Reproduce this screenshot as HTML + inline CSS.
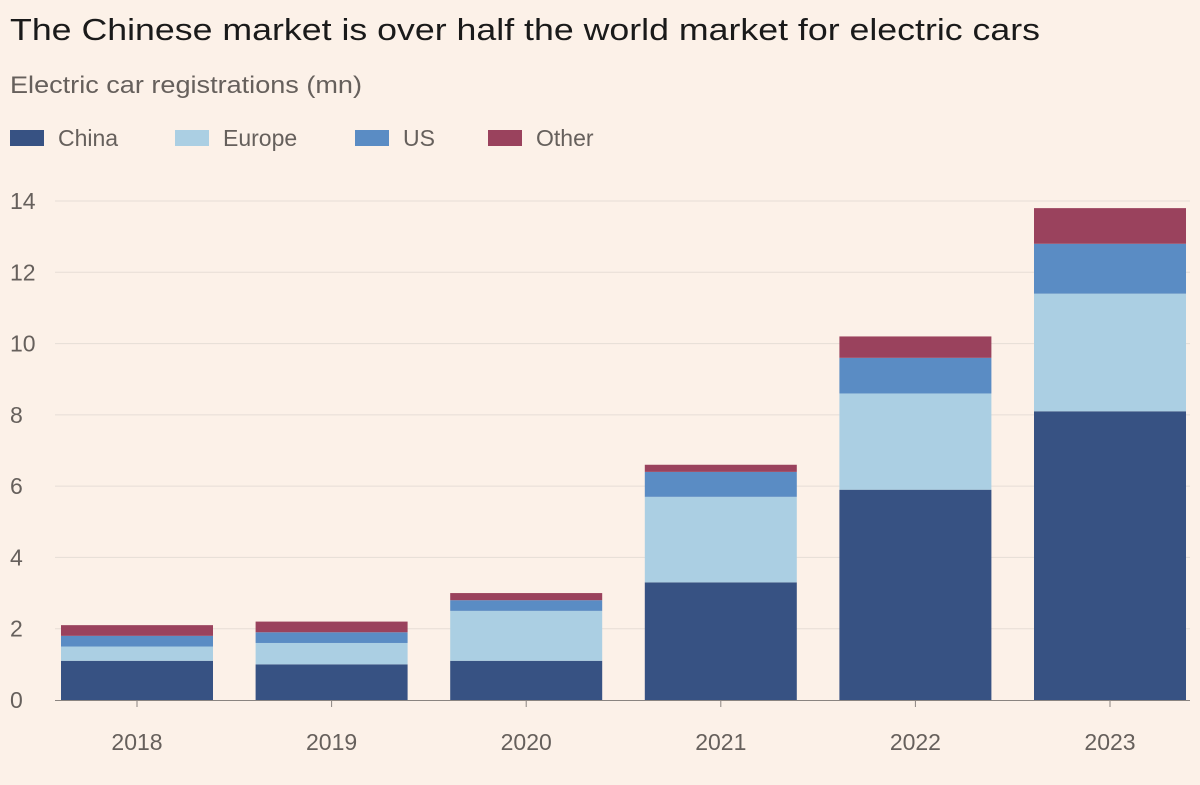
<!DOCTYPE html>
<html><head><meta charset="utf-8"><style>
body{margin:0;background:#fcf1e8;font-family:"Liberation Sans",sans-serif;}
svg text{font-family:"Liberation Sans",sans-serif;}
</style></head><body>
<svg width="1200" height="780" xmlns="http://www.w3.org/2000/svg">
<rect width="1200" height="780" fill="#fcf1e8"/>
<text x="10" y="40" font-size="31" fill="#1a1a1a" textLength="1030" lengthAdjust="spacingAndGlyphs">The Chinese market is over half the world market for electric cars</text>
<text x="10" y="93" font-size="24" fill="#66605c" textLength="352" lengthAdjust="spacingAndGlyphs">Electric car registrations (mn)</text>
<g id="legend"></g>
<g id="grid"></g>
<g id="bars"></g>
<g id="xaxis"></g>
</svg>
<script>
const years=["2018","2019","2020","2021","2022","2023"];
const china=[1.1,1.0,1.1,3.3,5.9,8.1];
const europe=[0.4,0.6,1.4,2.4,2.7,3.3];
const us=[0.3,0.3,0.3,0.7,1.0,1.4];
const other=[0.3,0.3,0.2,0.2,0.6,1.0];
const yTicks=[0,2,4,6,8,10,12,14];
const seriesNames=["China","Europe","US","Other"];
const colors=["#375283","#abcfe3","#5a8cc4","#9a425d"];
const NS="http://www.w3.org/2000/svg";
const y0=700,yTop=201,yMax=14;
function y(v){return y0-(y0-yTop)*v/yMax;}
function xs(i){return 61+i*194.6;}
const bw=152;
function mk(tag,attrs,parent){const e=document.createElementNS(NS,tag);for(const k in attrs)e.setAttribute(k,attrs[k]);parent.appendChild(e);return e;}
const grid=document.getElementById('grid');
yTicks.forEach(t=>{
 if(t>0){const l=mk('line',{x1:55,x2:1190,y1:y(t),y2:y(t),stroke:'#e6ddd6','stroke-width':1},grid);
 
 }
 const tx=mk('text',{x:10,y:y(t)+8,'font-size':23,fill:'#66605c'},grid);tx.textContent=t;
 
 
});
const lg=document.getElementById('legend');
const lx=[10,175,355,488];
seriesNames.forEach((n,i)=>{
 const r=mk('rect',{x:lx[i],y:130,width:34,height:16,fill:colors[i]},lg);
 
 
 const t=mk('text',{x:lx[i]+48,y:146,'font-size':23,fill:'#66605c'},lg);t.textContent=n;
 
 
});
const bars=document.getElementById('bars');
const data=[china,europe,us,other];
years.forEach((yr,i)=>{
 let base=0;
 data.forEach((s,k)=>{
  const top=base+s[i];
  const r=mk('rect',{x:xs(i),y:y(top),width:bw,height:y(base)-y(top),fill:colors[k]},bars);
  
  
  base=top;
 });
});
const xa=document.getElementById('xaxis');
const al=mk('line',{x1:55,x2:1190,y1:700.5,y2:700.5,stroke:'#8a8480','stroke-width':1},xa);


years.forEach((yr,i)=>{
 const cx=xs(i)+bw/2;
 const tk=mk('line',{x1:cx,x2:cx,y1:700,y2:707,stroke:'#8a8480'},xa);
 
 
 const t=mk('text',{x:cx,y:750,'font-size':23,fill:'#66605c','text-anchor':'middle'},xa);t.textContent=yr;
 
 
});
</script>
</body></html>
= = = = =
The exercise =
Write the full listing out again with every line unchanged, but include no pictures.

Result =
Reproduce this screenshot as HTML + inline CSS.
<!DOCTYPE html>
<html><head><meta charset="utf-8"><style>
body{margin:0;background:#fcf1e8;font-family:"Liberation Sans",sans-serif;}
svg text{font-family:"Liberation Sans",sans-serif;}
</style></head><body>
<svg width="1200" height="780" xmlns="http://www.w3.org/2000/svg">
<rect width="1200" height="780" fill="#fcf1e8"/>
<text x="10" y="40" font-size="31" fill="#1a1a1a" textLength="1030" lengthAdjust="spacingAndGlyphs">The Chinese market is over half the world market for electric cars</text>
<text x="10" y="93" font-size="24" fill="#66605c" textLength="352" lengthAdjust="spacingAndGlyphs">Electric car registrations (mn)</text>
<g id="legend"></g>
<g id="grid"></g>
<g id="bars"></g>
<g id="xaxis"></g>
</svg>
<script>
const years=["2018","2019","2020","2021","2022","2023"];
const china=[1.1,1.0,1.1,3.3,5.9,8.1];
const europe=[0.4,0.6,1.4,2.4,2.7,3.3];
const us=[0.3,0.3,0.3,0.7,1.0,1.4];
const other=[0.3,0.3,0.2,0.2,0.6,1.0];
const yTicks=[0,2,4,6,8,10,12,14];
const seriesNames=["China","Europe","US","Other"];
const colors=["#375283","#abcfe3","#5a8cc4","#9a425d"];
const NS="http://www.w3.org/2000/svg";
const y0=700,yTop=201,yMax=14;
function y(v){return y0-(y0-yTop)*v/yMax;}
function xs(i){return 61+i*194.6;}
const bw=152;
function mk(tag,attrs,parent){const e=document.createElementNS(NS,tag);for(const k in attrs)e.setAttribute(k,attrs[k]);parent.appendChild(e);return e;}
const grid=document.getElementById('grid');
yTicks.forEach(t=>{
 if(t>0){const l=mk('line',{x1:55,x2:1190,y1:y(t),y2:y(t),stroke:'#e6ddd6','stroke-width':1},grid);
 
 }
 const tx=mk('text',{x:10,y:y(t)+8,'font-size':23,fill:'#66605c'},grid);tx.textContent=t;
 
 
});
const lg=document.getElementById('legend');
const lx=[10,175,355,488];
seriesNames.forEach((n,i)=>{
 const r=mk('rect',{x:lx[i],y:130,width:34,height:16,fill:colors[i]},lg);
 
 
 const t=mk('text',{x:lx[i]+48,y:146,'font-size':23,fill:'#66605c'},lg);t.textContent=n;
 
 
});
const bars=document.getElementById('bars');
const data=[china,europe,us,other];
years.forEach((yr,i)=>{
 let base=0;
 data.forEach((s,k)=>{
  const top=base+s[i];
  const r=mk('rect',{x:xs(i),y:y(top),width:bw,height:y(base)-y(top),fill:colors[k]},bars);
  
  
  base=top;
 });
});
const xa=document.getElementById('xaxis');
const al=mk('line',{x1:55,x2:1190,y1:700.5,y2:700.5,stroke:'#8a8480','stroke-width':1},xa);


years.forEach((yr,i)=>{
 const cx=xs(i)+bw/2;
 const tk=mk('line',{x1:cx,x2:cx,y1:700,y2:707,stroke:'#8a8480'},xa);
 
 
 const t=mk('text',{x:cx,y:750,'font-size':23,fill:'#66605c','text-anchor':'middle'},xa);t.textContent=yr;
 
 
});
</script>
</body></html>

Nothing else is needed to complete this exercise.